Ogard lança un regard à Orm, intrigué à l’idée de savoir si son chef lui disait toute la vérité ? À savoir s’il avait été épargné de tout mal par les radiations. Mais il se doutait que son compagnon ne parlerait pas, s’il n’en avait pas envie. Il reporta donc son attention au frère cadet.

 – Il existe plusieurs types de monstres. Et tu ne fais partie d’aucune de ces catégories. A cause des maladies ou de la folie que développent les mutants, les gens en ont peur. Mais c’est aussi à cause d’un événement datant d’une soixantaine d’années que tout le monde se méfie de gens avec des capacités qui… sortent de l’ordinaire.

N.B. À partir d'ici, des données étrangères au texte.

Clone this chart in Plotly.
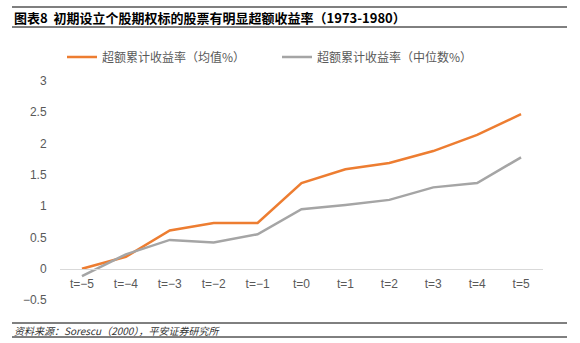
import plotly.graph_objects as go

# Event-time axis and cumulative abnormal returns
periods = ["t=−5", "t=−4", "t=−3", "t=−2", "t=−1", "t=0", "t=1", "t=2", "t=3", "t=4", "t=5"]
mean_car = [0.0, 0.19, 0.61, 0.73, 0.73, 1.37, 1.59, 1.69, 1.88, 2.14, 2.47]
median_car = [-0.12, 0.23, 0.46, 0.42, 0.55, 0.95, 1.02, 1.10, 1.30, 1.37, 1.78]
y_ticks = [-0.5, 0, 0.5, 1, 1.5, 2, 2.5, 3]
y_tick_text = ["−0.5", "0", "0.5", "1", "1.5", "2", "2.5", "3"]

title_text = "图表8  初期设立个股期权标的股票有明显超额收益率（1973-1980）"
source_text = "资料来源：Sorescu（2000），平安证券研究所"

W, H = 580, 343
L, R, T, B = 60, 37, 81, 43
pw, ph = W - L - R, H - T - B


def px_x(x):
    return (x - L) / pw


def px_y(y):
    return (H - B - y) / ph


base_font = "Liberation Sans, Noto Sans CJK SC, sans-serif"
cjk_font = "Noto Sans CJK SC, Liberation Sans, sans-serif"

fig = go.Figure()
fig.add_trace(go.Scatter(
    x=periods, y=mean_car, mode="lines", name="超额累计收益率（均值%）",
    line=dict(color="#ED7D31", width=2.5),
))
fig.add_trace(go.Scatter(
    x=periods, y=median_car, mode="lines", name="超额累计收益率（中位数%）",
    line=dict(color="#A5A5A5", width=2.5),
))

y_lo, y_hi = -0.5, 3.0
fig.update_layout(
    width=W, height=H,
    margin=dict(l=L, r=R, t=T, b=B),
    paper_bgcolor="white", plot_bgcolor="white",
    font=dict(family=base_font, size=12, color="#595959"),
    showlegend=True,
    legend=dict(
        orientation="h", x=px_x(62), y=px_y(57), xanchor="left", yanchor="middle",
        font=dict(family=cjk_font, size=12, color="#595959"),
        entrywidth=170, entrywidthmode="pixels",
        bgcolor="rgba(0,0,0,0)",
    ),
    xaxis=dict(
        type="category", range=[-0.5, len(periods) - 0.5],
        anchor="free", position=(0 - y_lo) / (y_hi - y_lo),
        showline=True, linecolor="#D9D9D9", linewidth=1,
        showgrid=False, zeroline=False,
        ticks="outside", ticklen=4, tickcolor="rgba(0,0,0,0)",
        tickfont=dict(size=12, color="#595959"),
    ),
    yaxis=dict(
        range=[y_lo, y_hi], tickvals=y_ticks, ticktext=y_tick_text,
        showgrid=False, zeroline=False, showline=False,
        ticks="outside", ticklen=10, tickcolor="rgba(0,0,0,0)",
        tickfont=dict(size=12, color="#595959"),
    ),
)

# Title band and source band rules
for yy, w in [(7, 1.2), (27, 1), (323, 1), (337, 1)]:
    fig.add_shape(type="line", xref="paper", yref="paper",
                  x0=px_x(12), x1=px_x(567), y0=px_y(yy), y1=px_y(yy),
                  line=dict(color="black", width=w))

fig.add_annotation(
    xref="paper", yref="paper", x=px_x(12), y=px_y(17),
    xanchor="left", yanchor="middle", showarrow=False,
    text="<b>" + title_text + "</b>",
    font=dict(family=cjk_font, size=13, color="black"),
)
fig.add_annotation(
    xref="paper", yref="paper", x=px_x(12), y=px_y(330.5),
    xanchor="left", yanchor="middle", showarrow=False,
    text="<i>" + source_text + "</i>",
    font=dict(family=cjk_font, size=10, color="#333333"),
)

fig.write_html("out.html")
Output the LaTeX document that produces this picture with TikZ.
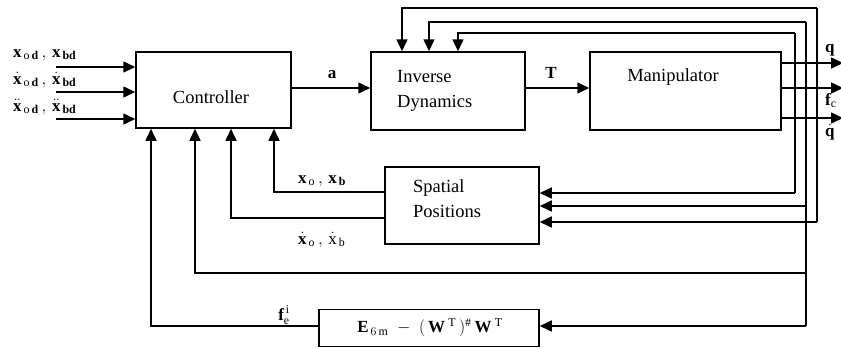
\documentclass[tikz,border=0pt]{standalone}
\usepackage{fontspec}
\setmainfont{Liberation Serif}
\usetikzlibrary{arrows.meta}
\tikzset{
  box/.style={draw, line width=1.5pt, inner sep=0pt},
  ttext/.style={inner sep=0pt, font=\fontsize{18.5}{25}\selectfont},
  wire/.style={line width=1.5pt},
  arr/.style={wire, -{Triangle[length=12pt,width=11pt]}},
  lbl/.style={inner sep=0pt, font=\fontsize{17}{17}\selectfont},
}
\begin{document}
\begin{tikzpicture}[x=1pt,y=-1pt]
\useasboundingbox (0,0) rectangle (841,348);
% boxes
\node[box, minimum width=155pt, minimum height=76pt] (ctrl) at (213.5,90) {};
\node[box, minimum width=154pt, minimum height=78pt] (id) at (448,91) {};
\node[box, minimum width=191pt, minimum height=78pt] (man) at (685.5,91) {};
\node[box, minimum width=154pt, minimum height=77pt] (sp) at (462,205.5) {};
\node[box, minimum width=220pt, minimum height=37pt] (emat) at (429,328) {};
% box texts
\node[ttext] (ctrlT) at (211,97) {Controller};
\node[ttext, align=left, anchor=west] (idT) at (397,91) {Inverse\\Dynamics};
\node[ttext] (manT) at (673,77) {Manipulator};
\node[ttext, align=left, anchor=west] (spT) at (413,199) {Spatial\\Positions};
\node[lbl] (ematT) at (430,328) {$\mathbf{E}_{\,6\,\mathrm{m}}\;-\;(\,\mathbf{W}^{\;\mathrm{T}}\,)^{\#}\,\mathbf{W}^{\;\mathrm{T}}$};
% inputs
\coordinate (i1) at (56,67);
\coordinate (i2) at (56,92);
\coordinate (i3) at (56,119);
\draw[arr] (i1) -- (i1 -| ctrl.west);
\draw[arr] (i2) -- (i2 -| ctrl.west);
\draw[arr] (i3) -- (i3 -| ctrl.west);
\node[lbl, anchor=base west] (l1) at (13,57) {$\mathbf{x}_{\,\mathrm{o}\,\mathbf{d}}\,,\,\mathbf{x}_{\,\mathbf{bd}}$};
\node[lbl, anchor=base west] (l2) at (13,84) {$\dot{\mathbf{x}}_{\,\mathrm{o}\,\mathbf{d}}\,,\,\dot{\mathbf{x}}_{\,\mathbf{bd}}$};
\node[lbl, anchor=base west] (l3) at (13,111) {$\ddot{\mathbf{x}}_{\,\mathrm{o}\,\mathbf{d}}\,,\,\ddot{\mathbf{x}}_{\,\mathbf{bd}}$};
% a and T
\draw[arr] (ctrl.east |- 0,88) -- (id.west |- 0,88);
\node[lbl, anchor=base] (la) at (332,78) {$\mathbf{a}$};
\draw[arr] (id.east |- 0,88) -- (man.west |- 0,88);
\node[lbl, anchor=base] (lT) at (551,78) {$\mathbf{T}$};
% outputs
\coordinate (o1) at (843,63);
\coordinate (o2) at (843,88);
\coordinate (o3) at (843,118);
\draw[arr] (man.east |- o1) -- (o1);
\draw[arr] (man.east |- o2) -- (o2);
\draw[arr] (man.east |- o3) -- (o3);
\node[lbl, anchor=base west] (lq) at (825,52) {$\mathbf{q}$};
\node[lbl, anchor=base west] (lf) at (825,105) {$\mathbf{f}_{\mathrm{c}}$};
\node[lbl, anchor=base west] (lqd) at (825,136) {$\dot{\mathbf{q}}$};
% feedback loops
\coordinate (t1) at (817,8);
\coordinate (t2) at (806,22);
\coordinate (t3) at (795,33);
\coordinate (b1) at (817,222);
\coordinate (b2) at (806,326);
\coordinate (b3) at (795,193);
\coordinate (m2) at (806,206);
\coordinate (m3) at (806,273);
\draw[arr] (t1) -| ([xshift=-46pt]id.north);
\draw[arr] (t2) -| ([xshift=-19pt]id.north);
\draw[arr] (t3) -| ([xshift=10pt]id.north);
\draw[wire] (t1) -- (b1);
\draw[wire] (t2) -- (b2);
\draw[wire] (t3) -- (b3);
\draw[arr] (b3) -- (sp.east |- b3);
\draw[arr] (m2) -- (sp.east |- m2);
\draw[arr] (b1) -- (sp.east |- b1);
\draw[arr] (m3) -| ([xshift=-18.5pt]ctrl.south);
\draw[arr] (b2) -- (emat.east |- b2);
\draw[arr] (emat.west |- b2) -| ([xshift=-62.5pt]ctrl.south);
\node[lbl, anchor=base] (lfe) at (284,320) {$\mathbf{f}_{\mathrm{e}}^{\,\mathrm{i}}$};
% spatial outputs
\draw[arr] (sp.west |- 0,192) -| ([xshift=60.5pt]ctrl.south);
\draw[arr] (sp.west |- 0,218) -| ([xshift=17.5pt]ctrl.south);
\node[lbl, anchor=base west] (lxo) at (298,183) {$\mathbf{x}_{\,\mathrm{o}}\,,\,\mathbf{x}_{\,\mathbf{b}}$};
\node[lbl, anchor=base west] (lxd) at (298,244) {$\dot{\mathbf{x}}_{\,\mathrm{o}}\,,\,\dot{\mathrm{x}}_{\,\mathrm{b}}$};
\end{tikzpicture}
\end{document}
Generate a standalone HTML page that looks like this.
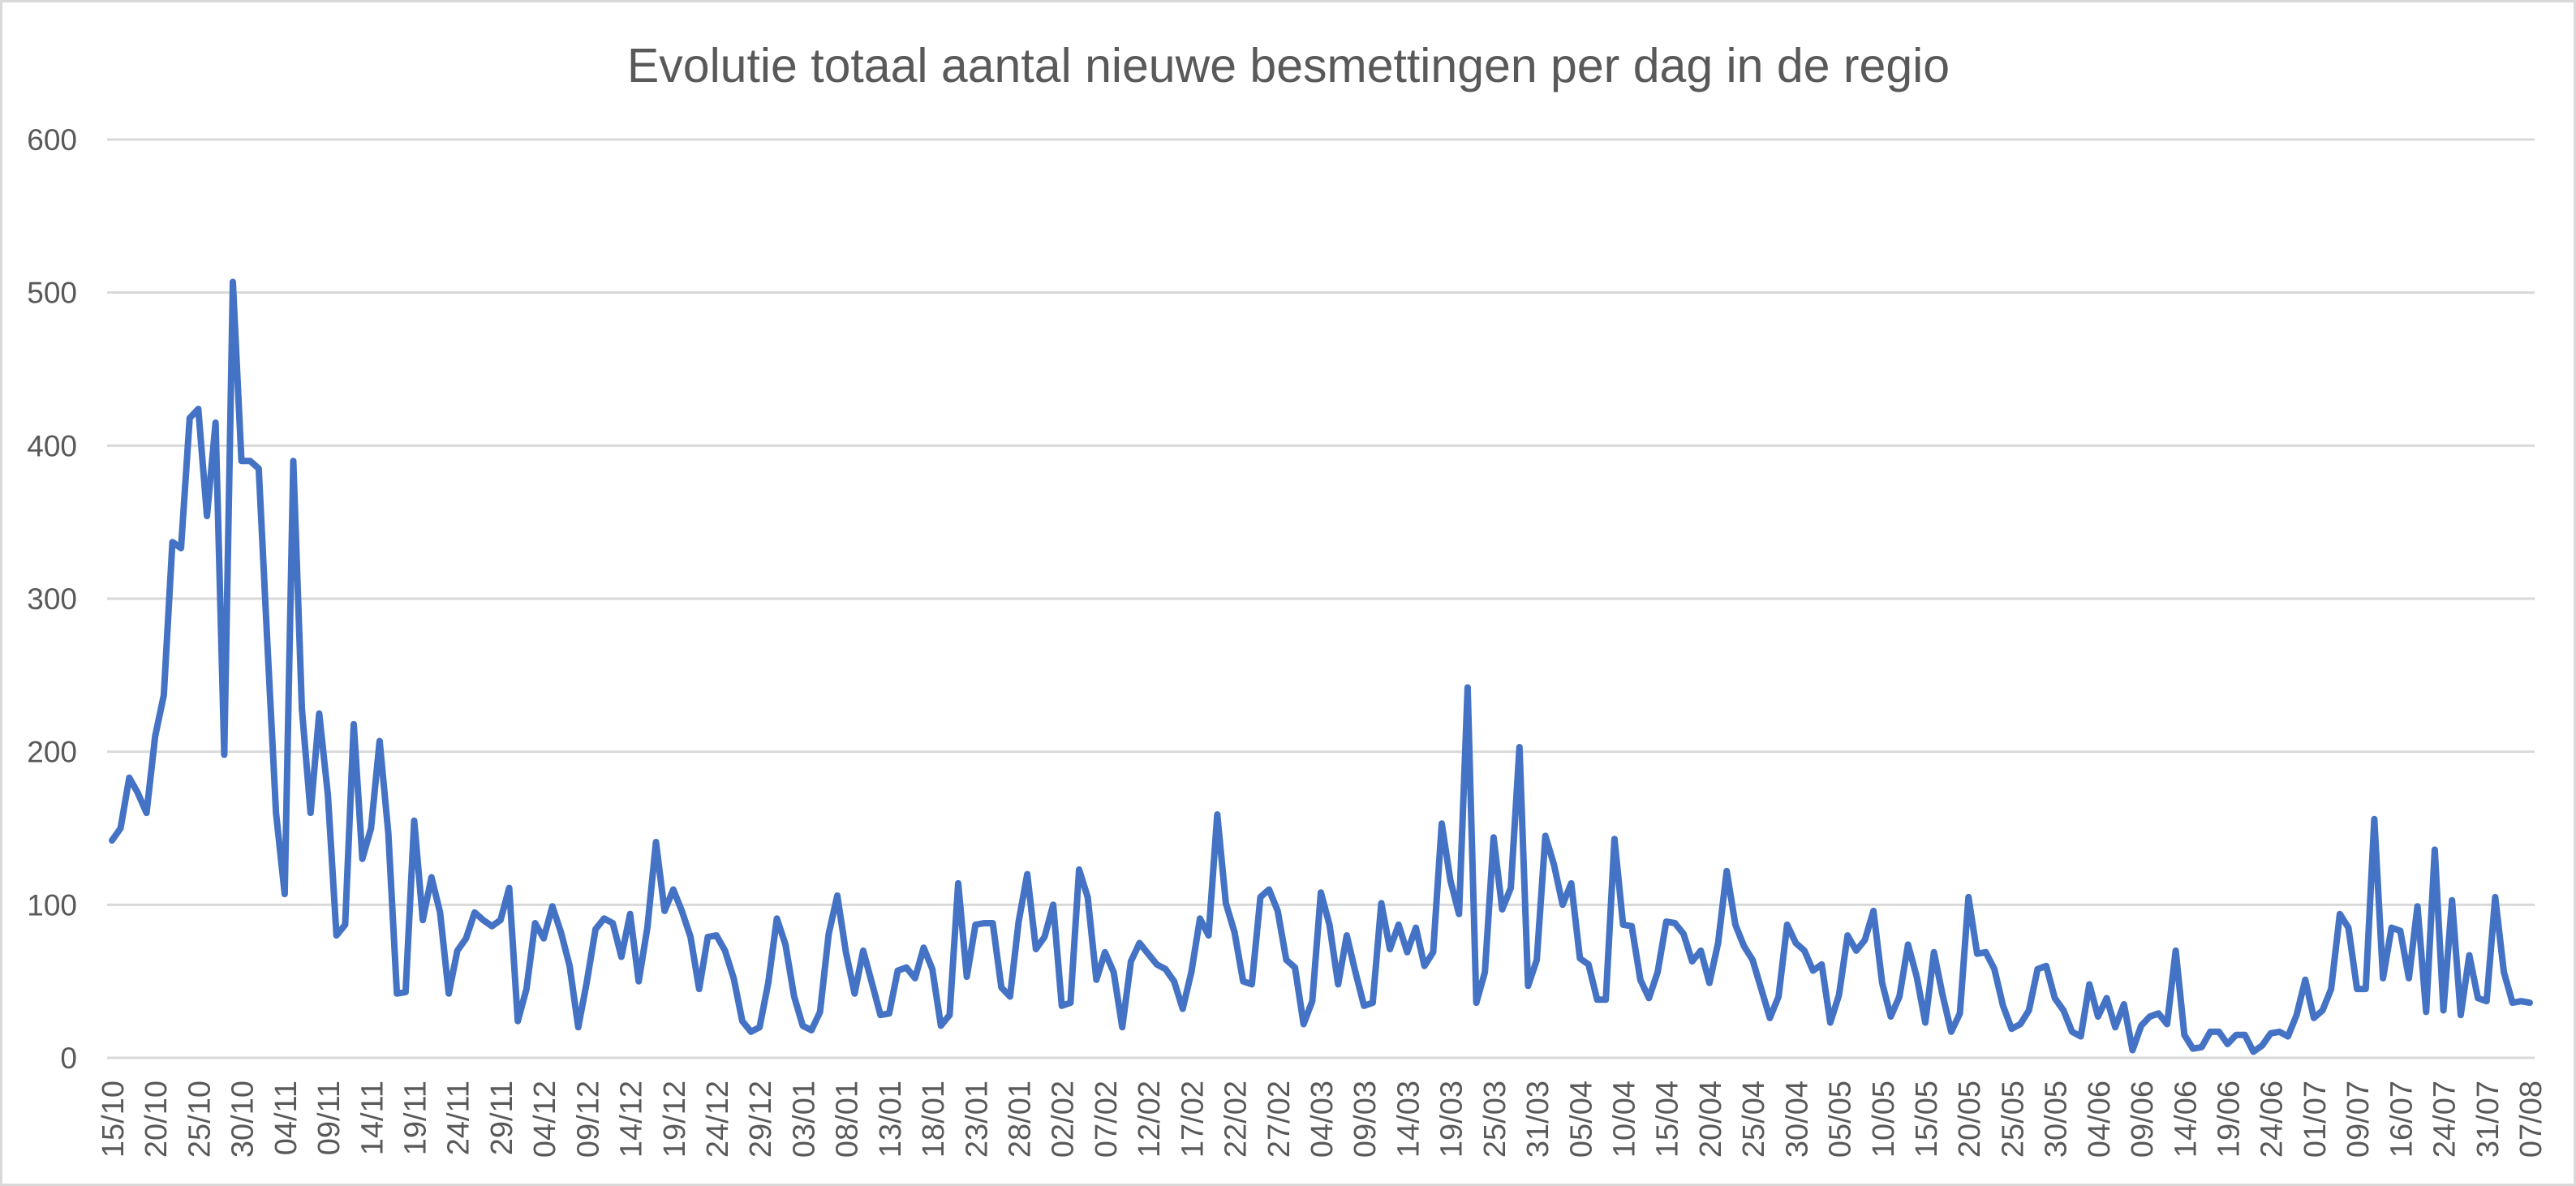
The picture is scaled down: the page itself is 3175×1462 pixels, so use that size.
<!DOCTYPE html>
<html><head><meta charset="utf-8"><style>
html,body{margin:0;padding:0;background:#fff;}
svg{display:block;font-family:"Liberation Sans",sans-serif;}
</style></head><body>
<svg id="chart" width="3175" height="1462" viewBox="0 0 3175 1462" xmlns="http://www.w3.org/2000/svg">
<rect x="1.5" y="1.5" width="3172" height="1459" fill="#fff" stroke="#d9d9d9" stroke-width="3"/>
<text x="1588" y="101" text-anchor="middle" font-size="59" fill="#595959">Evolutie totaal aantal nieuwe besmettingen per dag in de regio</text>
<g id="grid"></g><g id="yticks"></g><g id="xticks"></g><g id="series"></g>
</svg>
<script>
const yTicks=[0,100,200,300,400,500,600];
const xLabels=["15/10","20/10","25/10","30/10","04/11","09/11","14/11","19/11","24/11","29/11","04/12","09/12","14/12","19/12","24/12","29/12","03/01","08/01","13/01","18/01","23/01","28/01","02/02","07/02","12/02","17/02","22/02","27/02","04/03","09/03","14/03","19/03","25/03","31/03","05/04","10/04","15/04","20/04","25/04","30/04","05/05","10/05","15/05","20/05","25/05","30/05","04/06","09/06","14/06","19/06","24/06","01/07","09/07","16/07","24/07","31/07","07/08"];
const values=[142,150,183,173,160,210,237,337,333,418,424,354,415,198,507,390,390,385,270,160,107,390,228,160,225,172,80,87,218,130,150,207,147,42,43,155,90,118,95,42,70,78,95,90,86,90,111,24,45,88,78,99,82,60,20,50,84,91,88,66,94,50,85,141,96,110,96,79,45,79,80,70,52,24,17,20,49,91,74,40,21,18,30,81,106,69,42,70,49,28,29,57,59,52,72,58,21,28,114,53,87,88,88,46,40,89,120,71,79,100,34,36,123,105,51,69,56,20,63,75,68,61,58,50,32,56,91,80,159,101,82,50,48,105,110,96,64,59,22,37,108,87,48,80,56,34,36,101,71,87,69,85,60,69,153,116,94,242,36,56,144,97,111,203,47,64,145,126,100,114,65,61,38,38,143,87,86,51,39,56,89,88,81,63,70,49,75,122,87,73,64,45,26,40,87,75,70,57,61,23,41,80,70,77,96,49,27,40,74,53,23,69,41,17,29,105,68,69,58,34,19,22,31,58,60,39,31,17,14,48,27,39,20,35,5,21,27,29,22,70,15,6,7,17,17,9,15,15,4,8,16,17,14,28,51,26,31,45,94,85,45,45,156,52,85,83,52,99,30,136,31,103,28,67,39,37,105,56,36,37,36];
const NS="http://www.w3.org/2000/svg";
const x0=138,x1=3118,yBase=1304,yTop=172,yMax=600;
function xs(i){return x0+(x1-x0)*i/(values.length-1);}
function ys(v){return yBase-(yBase-yTop)*v/yMax;}
const grid=document.getElementById('grid'),yt=document.getElementById('yticks'),xt=document.getElementById('xticks'),ser=document.getElementById('series');
yTicks.forEach(t=>{
  const l=document.createElementNS(NS,'line');
  
  
  l.setAttribute('x1',132);l.setAttribute('x2',3124);l.setAttribute('y1',ys(t));l.setAttribute('y2',ys(t));
  l.setAttribute('stroke','#d9d9d9');l.setAttribute('stroke-width','3');
  grid.appendChild(l);
  const tx=document.createElementNS(NS,'text');
  
  
  tx.setAttribute('x',95);tx.setAttribute('y',ys(t)+13);tx.setAttribute('text-anchor','end');
  tx.setAttribute('font-size','37');tx.setAttribute('fill','#595959');
  tx.textContent=t;yt.appendChild(tx);
});
xLabels.forEach((lab,k)=>{
  const i=k*5;const x=xs(i);
  const tx=document.createElementNS(NS,'text');
  
  
  tx.setAttribute('transform','translate('+(x+14)+',1332) rotate(-90)');
  tx.setAttribute('text-anchor','end');
  tx.setAttribute('font-size','38');tx.setAttribute('fill','#595959');
  tx.textContent=lab;xt.appendChild(tx);
});
let d='';values.forEach((v,i)=>{d+=(i?'L':'M')+xs(i).toFixed(1)+','+ys(v).toFixed(1);});
const p=document.createElementNS(NS,'path');


p.setAttribute('d',d);p.setAttribute('fill','none');p.setAttribute('stroke','#4472C4');
p.setAttribute('stroke-width','8');p.setAttribute('stroke-linejoin','round');p.setAttribute('stroke-linecap','round');
ser.appendChild(p);
</script>
</body></html>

  L’ancien marchand expliqua à ses compagnons qu’ils existaient des personnes différentes pour bien des raisons : force accrue, sens surdéveloppés, d’autres se vantant de télépathie, avaient voulu prendre le pouvoir à Spindelsinn. Les détails exacts des facultés de ces gens, restaient vagues, au fil du temps les rumeurs étaient devenues nombreuses et ces histoires n’étaient à présent que des légendes, ou des contes pour enfants. Mais de ce qu'Ogard savait de sources sûres, c’était que ces mutants se faisaient appeler des Amplifiés. Ils se considéraient comme l’évolution de l’espèce humaine et en poursuivant sur cette logique, ils se devaient de diriger le monde. De pareil conflits, il y en avait eu un peu partout sur le globe. Et c’est à cause de ça que les mutants sont dangereux dans les mœurs, tout ce qui sort de l’ordinaire est alors mal vu, pour éviter tout problème. Car ces petites guerres pour le pouvoir, avaient entrainé bons nombres de morts. Ogard conclut alors :

 – Tu es un Amplifié toi aussi, Sven. Ce qui ne fait de toi, ni un dieu, ni un monstre. Seuls tes agissements diront ce que tu es. En attendant, considère cette faculté comme un don du ciel : sans elle, les radiations t’auraient peut-être tué.